The Pre-Game That Really Matters
Turning the drive to the field into a place for laughter, questions, and connection
In high school, my pregame ritual was sacred.
Double-check the bag.
Fill the water bottle.
Grab a snack.
Then head to the locker room to get in the zone. Always first on the field, running drills, stretching, visualizing game-day plays like my life depended on it.
In college, “pre-game” meant something different for most people. A not so secret code for downing cheap beer before kickoff. For me, it still looked a lot like high school. Except instead of heading to the football stadium with the crowd, I was lacing up for a rugby match while my friends were heading to the tailgate.
Pre-game in a sports loving family that is in it more for fun than winning? It’s more like a full-on scavenger hunt for missing cleats.
One kid’s shoe always seems to disappear. It’s like it sprouted legs and walked off. It’s usually hiding under a bench, buried in the grass, or tucked behind some random gear. Finding it becomes a mini victory every time.
Then there’s the kid who thinks hiding behind the door to scare me is a brilliant plan when I am high stress and conducting mental math around our arrival time, departure time, and how many shoes are still missing.
It usually gets me with a startled look or a quick yell, but now they’ve started asking me to rate their “scare” on a scale from 1 to 10. No one’s gotten a perfect score yet—at least I haven’t admitted it.
Meanwhile, another kid has quietly slipped away to jump on the trampoline, proudly announcing, “I’m ready to go!” But when it’s time to leave, their shoes have somehow disappeared. That’s become a classic part of the routine.
Drew is always climbing on something. Benches, crates, furniture. It doesn’t matter if it is meant to climb or not. I try to keep my cool, reminding myself it’s probably safer to let him climb than to let him roam the neighborhood (his second favorite pastime). At least when he climbs, he is where I can see and hear him
And just when I think we’re finally about to leave, the real challenge begins: corralling everyone into the car, buckling up, and shifting gears, literally and figuratively, into game mode.
Because somehow, as chaotic as things are on the sidelines, once we’re all strapped in, the car becomes our sanctuary.
That’s when the noise quiets
The laughter bubbles up.
Connection sneaks in (if I can slow down enough to spot it).
Games we love to play-
Categories: Superheroes, things you can ride, cartoon characters—winner takes bragging rights.

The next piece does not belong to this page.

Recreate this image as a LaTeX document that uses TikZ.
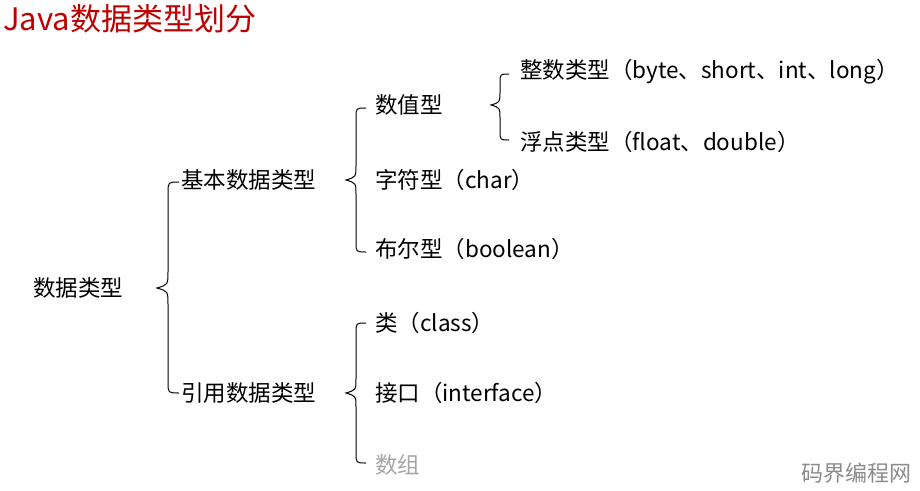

Funny Questions: “If you had to eat one food forever…” or “Would you rather fight one horse-sized duck or 100 duck-sized horses?” (I’ll need to retire these when middle school humor kicks in.)
Check-ins: What made you laugh today? What made you sad? Who’d you play with?
The one we are really into right now is King of the Car.
At any point, someone can name a movie, the artist, or the song name playing on the radio. Whoever currently has the crown (which they always seem to remember) has to bestow the crown on the winner. Which, for the record, is entirely imaginary but fiercely protected.
Sometimes it’s just silly fun.
Sometimes it’s a moment to be silly and competitive.
And somehow, in that ridiculousness, we connect.
It doesn’t stop the wildness. It doesn’t fix the door-hiding or the cleat hunt.
But it does something important:
It reminds us that we’re a team.
Not just on the field.
But in the car.
In the driveway.
In the in-between moments where connection can either slip away or stick.
The Reflection
So much of connection happens before the “main event.”
Not in the perfect Instagram moments, but in the pauses.
The drives
The waiting in lines.
The five minutes before bed.
These are the micro-moments that can create tremendous connection, if we choose to notice them.
The Scripture
“These commandments that I give you today are to be on your hearts. Impress them on your children. Talk about them when you sit at home and when you walk along the road…”
—Deuteronomy 6:6–7 (NIV)
God knew that the most important conversations wouldn’t happen at the temple.
They’d happen in the carpool lane.
Or while dodging a door-hiding kid ready to give a surprise scare.
Our mission is to see those moments, and rather than reach for our phone, reach for connection.
The Reset Reminder
Before the next game
or during the grocery run
or after the bedtime battle….
take one moment to connect.
Ask a question.
Start a game.
Name what matters with a micro-blessing.
That’s the real win.
If we can slow down enough in the moment to take advantage of it.
This was such a beautiful reminder that the real magic isn’t in the highlight reel — it’s in the cleat hunts, the car games, the micro-moments we almost miss.
I love how you wove scripture and silliness into something that feels both sacred and wildly familiar.
Thank you for reminding us to slow down and see connection for what it is: a daily practice, not a perfect moment. 🤍
Love this. Reminds me of how in the cockpit, the “in-between” moments matter just as much as the big legs of the trip. At home, it’s not the birthday parties or vacations that always stick, it’s the sock hunts, the car games, and the laughs on the way to the field. Connection sneaks in if you slow down enough to notice it. Thanks for the reminder to treat those micro-moments like the real wins.